#### Written task:
Please output every line of the material as it stands, without the pictures.
------ Dataset extract ------
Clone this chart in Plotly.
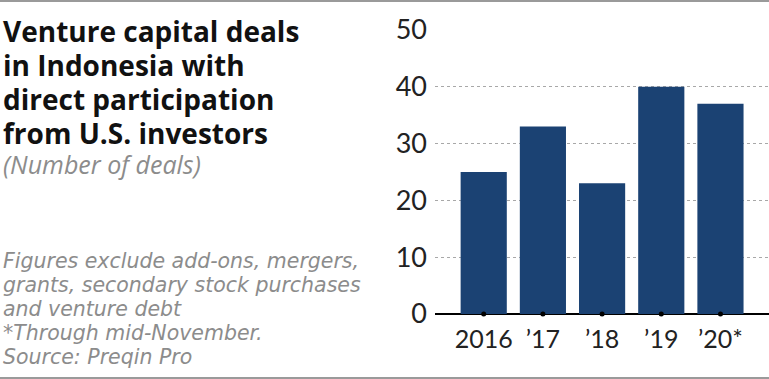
import plotly.graph_objects as go

categories = ["2016", "\u201917", "\u201918", "\u201919", "\u201920*"]
deals = [25, 33, 23, 40, 37]
y_ticks = [0, 10, 20, 30, 40, 50]

title_lines = ["Venture capital deals", "in Indonesia with", "direct participation", "from U.S. investors"]
subtitle = "(Number of deals)"
note_lines = [
    "Figures exclude add-ons, mergers,",
    "grants, secondary stock purchases",
    "and venture debt",
    "*Through mid-November.",
    "Source: Preqin Pro",
]

W, H = 769, 379
BAR = "#1b4273"

fig = go.Figure()
fig.add_trace(go.Bar(x=categories, y=deals, marker=dict(color=BAR, line=dict(width=0)),
                     hoverinfo="skip"))
fig.add_trace(go.Scatter(x=categories, y=[0] * len(categories), mode="markers",
                         marker=dict(color="black", size=5), cliponaxis=False,
                         hoverinfo="skip"))

def py(pix):
    return 1 - pix / H

def block(lines, px, italic=False):
    out = []
    for t in lines:
        s = "<span style='font-size:%spx'>%s</span>" % (px, t)
        out.append("<i>" + s + "</i>" if italic else s)
    return "<br>".join(out)

annotations = [
    # line spacing = 1.3 * annotation font size
    dict(text=block(title_lines, 28), x=2 / W, y=py(11), xref="paper", yref="paper",
         xanchor="left", yanchor="top", align="left", showarrow=False, borderpad=0,
         font=dict(family="Open Sans", size=34 / 1.3, color="#111111", weight="bold")),
    dict(text="<i>" + subtitle + "</i>", x=2 / W, y=py(173 - 0.36 * 25), xref="paper", yref="paper",
         xanchor="left", yanchor="middle", showarrow=False, borderpad=0,
         font=dict(family="Open Sans", size=25, color="#8c8c8c")),
    dict(text=block(note_lines, 20.5, italic=True), x=2 / W, y=py(248), xref="paper", yref="paper",
         xanchor="left", yanchor="top", align="left", showarrow=False, borderpad=0,
         font=dict(family="DejaVu Sans", size=24 / 1.3, color="#8c8c8c")),
]

shapes = [
    dict(type="line", xref="paper", yref="paper", x0=0, x1=1, y0=py(1), y1=py(1),
         line=dict(color="#9a9a9a", width=2)),
    dict(type="line", xref="paper", yref="paper", x0=0, x1=1, y0=py(378), y1=py(378),
         line=dict(color="#9a9a9a", width=2)),
]

fig.update_layout(
    width=W, height=H,
    margin=dict(l=0, r=0, t=0, b=0, autoexpand=False),
    paper_bgcolor="white", plot_bgcolor="white",
    showlegend=False,
    bargap=0.22,
    annotations=annotations,
    shapes=shapes,
    xaxis=dict(domain=[435 / W, 1], range=[-0.823, 4.82], type="category",
               showgrid=False, zeroline=False, showline=False, ticks="",
               automargin=False,
               tickfont=dict(family="Lato", size=25, color="#222222"),
               ticklabelstandoff=8, fixedrange=True),
    yaxis=dict(domain=[py(314), py(30)], range=[0, 50], tickvals=y_ticks,
               showgrid=True, gridcolor="#a8a8a8", gridwidth=1, griddash="dot",
               zeroline=True, zerolinecolor="black", zerolinewidth=1.5,
               showline=False, ticks="", automargin=False,
               tickfont=dict(family="Lato", size=27, color="#222222"),
               ticklabelstandoff=7, fixedrange=True),
)

fig.write_html("out.html", config={"displayModeBar": False},
               post_script="document.body.style.margin='0';document.body.style.overflow='hidden';")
------
#### Exercise answer:
Clone this chart in Plotly.
import plotly.graph_objects as go

categories = ["2016", "\u201917", "\u201918", "\u201919", "\u201920*"]
deals = [25, 33, 23, 40, 37]
y_ticks = [0, 10, 20, 30, 40, 50]

title_lines = ["Venture capital deals", "in Indonesia with", "direct participation", "from U.S. investors"]
subtitle = "(Number of deals)"
note_lines = [
    "Figures exclude add-ons, mergers,",
    "grants, secondary stock purchases",
    "and venture debt",
    "*Through mid-November.",
    "Source: Preqin Pro",
]

W, H = 769, 379
BAR = "#1b4273"

fig = go.Figure()
fig.add_trace(go.Bar(x=categories, y=deals, marker=dict(color=BAR, line=dict(width=0)),
                     hoverinfo="skip"))
fig.add_trace(go.Scatter(x=categories, y=[0] * len(categories), mode="markers",
                         marker=dict(color="black", size=5), cliponaxis=False,
                         hoverinfo="skip"))

def py(pix):
    return 1 - pix / H

def block(lines, px, italic=False):
    out = []
    for t in lines:
        s = "<span style='font-size:%spx'>%s</span>" % (px, t)
        out.append("<i>" + s + "</i>" if italic else s)
    return "<br>".join(out)

annotations = [
    # line spacing = 1.3 * annotation font size
    dict(text=block(title_lines, 28), x=2 / W, y=py(11), xref="paper", yref="paper",
         xanchor="left", yanchor="top", align="left", showarrow=False, borderpad=0,
         font=dict(family="Open Sans", size=34 / 1.3, color="#111111", weight="bold")),
    dict(text="<i>" + subtitle + "</i>", x=2 / W, y=py(173 - 0.36 * 25), xref="paper", yref="paper",
         xanchor="left", yanchor="middle", showarrow=False, borderpad=0,
         font=dict(family="Open Sans", size=25, color="#8c8c8c")),
    dict(text=block(note_lines, 20.5, italic=True), x=2 / W, y=py(248), xref="paper", yref="paper",
         xanchor="left", yanchor="top", align="left", showarrow=False, borderpad=0,
         font=dict(family="DejaVu Sans", size=24 / 1.3, color="#8c8c8c")),
]

shapes = [
    dict(type="line", xref="paper", yref="paper", x0=0, x1=1, y0=py(1), y1=py(1),
         line=dict(color="#9a9a9a", width=2)),
    dict(type="line", xref="paper", yref="paper", x0=0, x1=1, y0=py(378), y1=py(378),
         line=dict(color="#9a9a9a", width=2)),
]

fig.update_layout(
    width=W, height=H,
    margin=dict(l=0, r=0, t=0, b=0, autoexpand=False),
    paper_bgcolor="white", plot_bgcolor="white",
    showlegend=False,
    bargap=0.22,
    annotations=annotations,
    shapes=shapes,
    xaxis=dict(domain=[435 / W, 1], range=[-0.823, 4.82], type="category",
               showgrid=False, zeroline=False, showline=False, ticks="",
               automargin=False,
               tickfont=dict(family="Lato", size=25, color="#222222"),
               ticklabelstandoff=8, fixedrange=True),
    yaxis=dict(domain=[py(314), py(30)], range=[0, 50], tickvals=y_ticks,
               showgrid=True, gridcolor="#a8a8a8", gridwidth=1, griddash="dot",
               zeroline=True, zerolinecolor="black", zerolinewidth=1.5,
               showline=False, ticks="", automargin=False,
               tickfont=dict(family="Lato", size=27, color="#222222"),
               ticklabelstandoff=7, fixedrange=True),
)

fig.write_html("out.html", config={"displayModeBar": False},
               post_script="document.body.style.margin='0';document.body.style.overflow='hidden';")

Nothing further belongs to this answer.